DATA PROVIDED
======

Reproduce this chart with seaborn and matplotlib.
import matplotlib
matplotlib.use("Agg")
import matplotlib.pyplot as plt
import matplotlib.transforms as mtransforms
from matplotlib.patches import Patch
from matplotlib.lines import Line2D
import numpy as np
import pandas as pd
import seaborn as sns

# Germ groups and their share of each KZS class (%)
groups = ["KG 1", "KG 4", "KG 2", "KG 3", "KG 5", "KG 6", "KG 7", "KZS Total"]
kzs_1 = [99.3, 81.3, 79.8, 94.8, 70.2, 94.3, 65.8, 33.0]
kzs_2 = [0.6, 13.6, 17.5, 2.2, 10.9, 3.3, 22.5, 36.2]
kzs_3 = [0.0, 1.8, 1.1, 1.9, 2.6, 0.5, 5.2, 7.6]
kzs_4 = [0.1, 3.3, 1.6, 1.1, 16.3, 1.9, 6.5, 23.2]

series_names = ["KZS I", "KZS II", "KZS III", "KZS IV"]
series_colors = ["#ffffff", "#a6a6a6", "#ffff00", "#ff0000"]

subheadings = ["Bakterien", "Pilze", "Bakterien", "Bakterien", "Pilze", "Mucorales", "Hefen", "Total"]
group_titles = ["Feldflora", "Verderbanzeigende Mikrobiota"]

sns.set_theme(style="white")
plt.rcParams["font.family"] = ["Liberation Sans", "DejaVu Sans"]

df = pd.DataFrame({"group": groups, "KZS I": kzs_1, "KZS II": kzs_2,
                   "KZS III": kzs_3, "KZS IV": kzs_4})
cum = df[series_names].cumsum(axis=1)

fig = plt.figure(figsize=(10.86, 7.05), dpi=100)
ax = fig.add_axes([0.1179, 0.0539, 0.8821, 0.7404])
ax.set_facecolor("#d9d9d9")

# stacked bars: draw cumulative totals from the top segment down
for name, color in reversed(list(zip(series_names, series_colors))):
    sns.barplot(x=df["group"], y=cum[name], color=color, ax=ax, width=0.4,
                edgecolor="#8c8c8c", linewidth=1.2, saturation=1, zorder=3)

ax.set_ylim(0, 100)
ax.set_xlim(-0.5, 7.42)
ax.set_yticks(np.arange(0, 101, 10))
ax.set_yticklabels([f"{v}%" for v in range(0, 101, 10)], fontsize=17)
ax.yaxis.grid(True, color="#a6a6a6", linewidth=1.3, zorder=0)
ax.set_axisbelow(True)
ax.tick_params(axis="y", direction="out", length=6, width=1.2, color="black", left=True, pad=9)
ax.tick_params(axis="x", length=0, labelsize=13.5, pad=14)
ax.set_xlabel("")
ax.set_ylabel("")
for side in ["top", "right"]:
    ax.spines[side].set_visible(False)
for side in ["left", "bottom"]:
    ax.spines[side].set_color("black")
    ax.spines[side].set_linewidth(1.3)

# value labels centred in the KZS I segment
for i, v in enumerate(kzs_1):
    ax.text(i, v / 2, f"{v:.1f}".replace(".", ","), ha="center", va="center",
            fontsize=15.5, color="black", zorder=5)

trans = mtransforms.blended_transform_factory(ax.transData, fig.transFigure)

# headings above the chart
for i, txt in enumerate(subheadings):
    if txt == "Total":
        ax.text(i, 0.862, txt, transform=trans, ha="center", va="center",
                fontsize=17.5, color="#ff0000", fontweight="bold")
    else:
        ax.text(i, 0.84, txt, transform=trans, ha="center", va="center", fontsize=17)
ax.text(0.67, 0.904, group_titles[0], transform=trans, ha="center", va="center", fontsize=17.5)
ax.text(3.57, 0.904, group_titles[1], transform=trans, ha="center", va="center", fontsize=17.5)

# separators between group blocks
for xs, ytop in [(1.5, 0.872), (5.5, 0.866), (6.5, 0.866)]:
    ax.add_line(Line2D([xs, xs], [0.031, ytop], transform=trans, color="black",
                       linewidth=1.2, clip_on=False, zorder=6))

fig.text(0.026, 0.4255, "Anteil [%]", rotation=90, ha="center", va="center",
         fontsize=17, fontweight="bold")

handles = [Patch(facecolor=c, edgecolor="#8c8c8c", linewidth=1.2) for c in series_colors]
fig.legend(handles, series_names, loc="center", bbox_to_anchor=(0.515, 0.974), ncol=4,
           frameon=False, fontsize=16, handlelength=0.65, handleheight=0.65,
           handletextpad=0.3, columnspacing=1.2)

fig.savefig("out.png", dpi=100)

======

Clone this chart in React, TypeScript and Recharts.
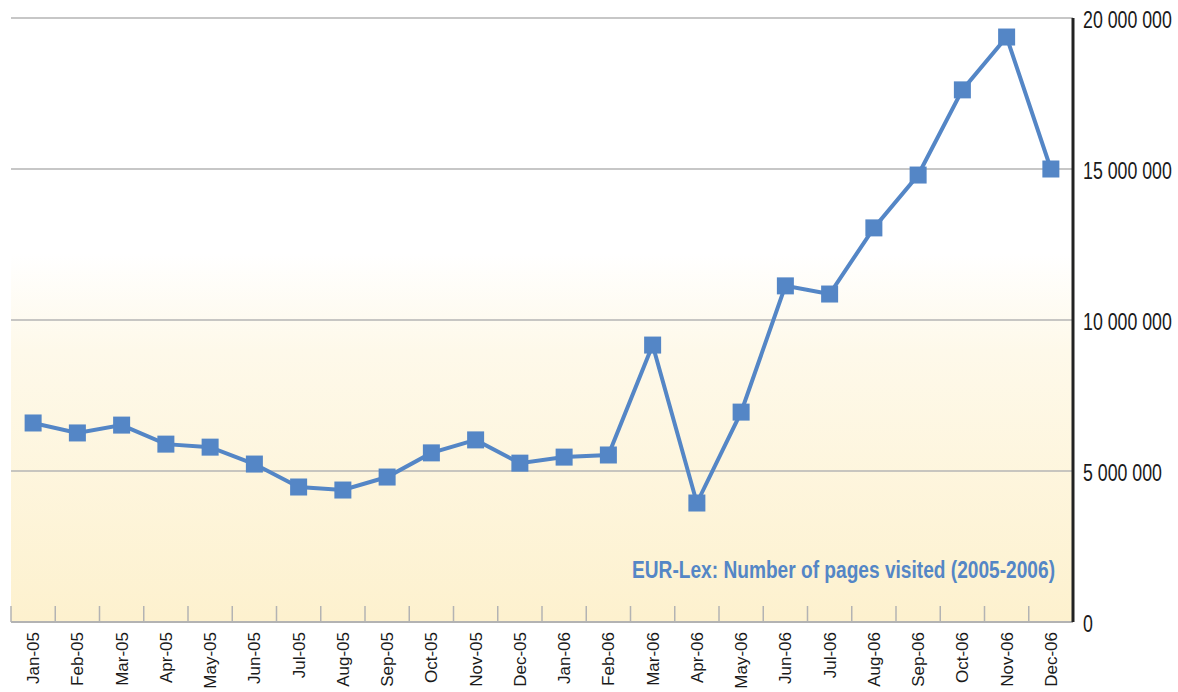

======

YOUR TASK
Filter the entries down to the lines with the word "matplotlib" in them.

RESULT
Reproduce this chart with seaborn and matplotlib.
import matplotlib
matplotlib.use("Agg")
import matplotlib.pyplot as plt
import matplotlib.transforms as mtransforms
from matplotlib.patches import Patch
from matplotlib.lines import Line2D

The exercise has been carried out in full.